REYNOLDSVILLE — The Reynoldsville Borough Council voted against a rate increase for Waste Management, citing continuous mistakes and issues with billing from the company, after a lengthy discussion with representatives from the company at the work session on Monday.
Bob Burdzy, a public sector representative, and Ed Yahner, senior district manager, attended the meeting to request a 3 percent rate increase and address concerns of the council. This meeting was a result of Waste Management moving to increase the borough’s bills by 3 percent at the start of the new year without having it approved by the council first.
This unapproved increase has since been fixed, but Waste Management was still requesting the approval of council to move forward with the increase. Burdzy explained it was in the best interest of the council to approve it because the contract with Waste Management ends at the end of this year.
The 3 percent increase will change bills from $19.50 to $20.09 per resident per month. There has not been a price increase since 2019. Burdzy said when the contract ends, because of the trend in prices, he is “pretty certain” there will be pricing increases.
“If we do 3 percent now, maybe it won’t be such a culture shock. If you said no to it and all of a sudden 2023 comes and everyone’s like ‘what’s going on,’” Burdzy said.
He recommended when the contract ends, the borough negotiates for an extension which will keep the negotiations local.
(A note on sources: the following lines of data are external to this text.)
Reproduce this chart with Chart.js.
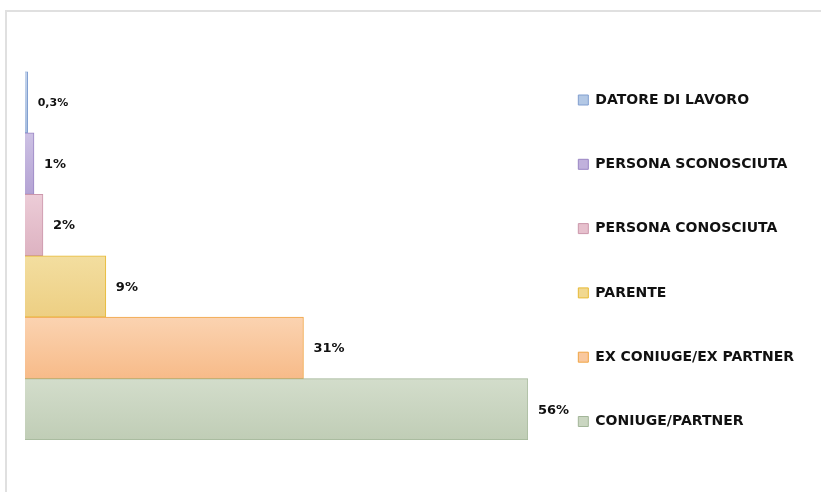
<!DOCTYPE html>
<html>
<head>
<meta charset="utf-8">
<script src="https://cdn.jsdelivr.net/npm/chart.js@4"></script>
<style>
  body { margin: 0; background: #fff; }
  #frame { position: absolute; left: 5px; top: 10px; right: -2px; bottom: -2px; border-top: 2px solid #e0e0e0; border-left: 2px solid #e0e0e0; }
  #wrap { position: absolute; left: 0; top: 0; width: 821px; height: 492px; }
</style>
</head>
<body>
<div id="frame"></div>
<div id="wrap"><canvas id="barChart"></canvas></div>
<script>
// categorie e valori (%)
const categorie = ['DATORE DI LAVORO', 'PERSONA SCONOSCIUTA', 'PERSONA CONOSCIUTA', 'PARENTE', 'EX CONIUGE/EX PARTNER', 'CONIUGE/PARTNER'];
const percentuali = [0.3, 1, 2, 9, 31, 56];

// colori: alto, basso, bordo
const coloriAlto = ['#c3d3eb', '#cdc1e4', '#ecccd7', '#f3dea0', '#fbd3b1', '#d3ddcb'];
const coloriBasso = ['#a7bddf', '#b4a3d4', '#ddb2c1', '#edcf83', '#f7bb89', '#c0cdb6'];
const bordi = ['#819fd0', '#9a86c4', '#cc97ab', '#e7ba36', '#f0a545', '#a3b699'];
const coloriLegenda = ['#b3c8e5', '#c0b1dc', '#e6c0cd', '#f1d890', '#f9c89e', '#cad6c1'];

Chart.defaults.font.family = "'DejaVu Sans', sans-serif";

function formatta(v) {
    return String(v).replace('.', ',') + '%';
}

// etichette a destra delle barre
const etichette = {
    id: 'etichette',
    afterDatasetsDraw(chart) {
        const c = chart.ctx;
        const meta = chart.getDatasetMeta(0);
        c.save();
        c.fillStyle = '#111';
        c.textBaseline = 'middle';
        c.textAlign = 'left';
        meta.data.forEach((bar, i) => {
            const size = percentuali[i] < 1 ? 11 : 13;
            c.font = 'bold ' + size + "px 'DejaVu Sans', sans-serif";
            c.fillText(formatta(percentuali[i]), bar.x + 10, bar.y + 1);
        });
        c.restore();
    }
};

const ctx = document.getElementById('barChart');

new Chart(ctx, {
    type: 'bar',
    data: {
        labels: categorie,
        datasets: [{
            data: percentuali,
            backgroundColor: (context) => {
                const chart = context.chart;
                const area = chart.chartArea;
                const i = context.dataIndex;
                if (!area || i === undefined) return coloriLegenda[i] || '#ccc';
                const y = chart.scales.y.getPixelForValue(i);
                const half = (area.bottom - area.top) / categorie.length / 2;
                const g = chart.ctx.createLinearGradient(0, y - half, 0, y + half);
                g.addColorStop(0, coloriAlto[i]);
                g.addColorStop(1, coloriBasso[i]);
                return g;
            },
            borderColor: bordi,
            borderWidth: 1,
            categoryPercentage: 1,
            barPercentage: 1
        }]
    },
    options: {
        indexAxis: 'y',
        responsive: true,
        maintainAspectRatio: false,
        animation: false,
        layout: {
            padding: { left: 25, right: 17, top: 0, bottom: 0 }
        },
        scales: {
            x: { display: false, min: 0, max: 56 },
            y: { display: false }
        },
        plugins: {
            title: {
                display: true,
                text: ' ',
                fullSize: false,
                font: { size: 10, lineHeight: 1 },
                padding: { top: 61.5, bottom: 0 }
            },
            subtitle: {
                display: true,
                text: ' ',
                position: 'bottom',
                fullSize: false,
                font: { size: 10, lineHeight: 1 },
                padding: { top: 42, bottom: 0 }
            },
            tooltip: { enabled: false },
            legend: {
                position: 'right',
                fullSize: true,
                title: {
                    display: true,
                    text: ' ',
                    font: { size: 10, lineHeight: 1 },
                    padding: { top: 19.5, bottom: 0 }
                },
                labels: {
                    boxWidth: 10,
                    boxHeight: 10,
                    padding: 50.3,
                    color: '#111',
                    font: { size: 14, weight: 'bold' },
                    generateLabels: () => categorie.map((nome, i) => ({
                        text: nome,
                        fillStyle: coloriLegenda[i],
                        strokeStyle: bordi[i],
                        fontColor: '#111',
                        lineWidth: 1,
                        hidden: false,
                        index: i
                    }))
                }
            }
        }
    },
    plugins: [etichette]
});
</script>
</body>
</html>
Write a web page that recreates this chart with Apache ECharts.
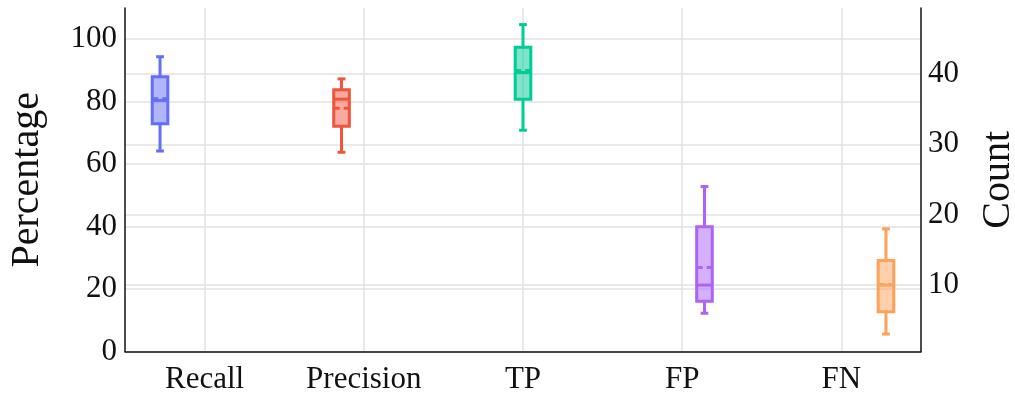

He said if the contract goes out for bid, it “becomes corporate. Corporate tells us what the margins are.”
“So our contract with the company was, they’re to come to us before we have any type of increase, but they (citizens) were already billed with an increase before coming to us,” Kyle Gordon said. “I’m just thinking credibility, there’s a lot of ‘we might do this, we might not do this’ when we have a contract that wasn’t even kept with.”
Ralph “Tucker” August made the motion to approve the increase, and was seconded by Max Smith, but the vote was split, leading to roll call vote. The roll call ended in a 3-3 tie, leaving Mayor Mark August to break the tie. August voted against the increase, denying the request.
During discussion, Council President Bill Cebulskie raised concerns about how many of the residents’ bills have had mistakes on them in the last year. He said it has been a great expense of time on behalf of borough Secretary Jackie Dixon, who has fielded hundreds of calls and concerns on such issues.
He later said that in the last three days, she has had 97 calls related to the increase. Dixon herself said she received 426 calls for billing issues from May to the end of the year.
“Probably 300 of them were prior to the last three days. I got 97 phone calls or people stopping in my office because their bills increased,” Dixon said.
Yahner spoke up to explain that a major issue is in telling which customers live in the borough and which don’t, as some have a Reynoldsville zip code but are outside of the borough. This is a common problem across the state, according to Yahner.
“I’m grateful for Jackie’s time because she does make us well aware of it, and we can get it fixed,” Yahner said.
Burdzy said automation is “sometimes our worst enemy” when it comes to such mistakes in billing. If an address is not coded in the system right, it has to be caught and fixed.
“If the account’s not set up property, no fault of any municipality or resident –billing errors,” Burdzy said.
He said they get them corrected as Dixon reports them to the company, but suggested they go down a list together to ensure all the borough accounts are listed correctly. Dixon disagreed that issues were fixed as they were reported, saying she has gotten calls from the same people multiple times.
“I’ll go through a list and tell you who’s in the borough and who’s not, that’s not a problem,” Dixon said. “I’ll go through 1,100 people if I have to to get it fixed.”
Gordon asked if the issues of a rate increase could be revisited later, after seeing if some of the other billing issues get resolved. Burdzy said the rate increase wouldn’t take effect until April, so they have until then to revisit the issue.
“I think your proposal is valid given the rate of inflation and the times that we’re in. I have a hard time on behalf of our constituents, voting for an increase that was already imposed on them without going through the proper channels first, and during your presentation still noting all the loose ends and bugs still in the system and not resolved,” Gordon said.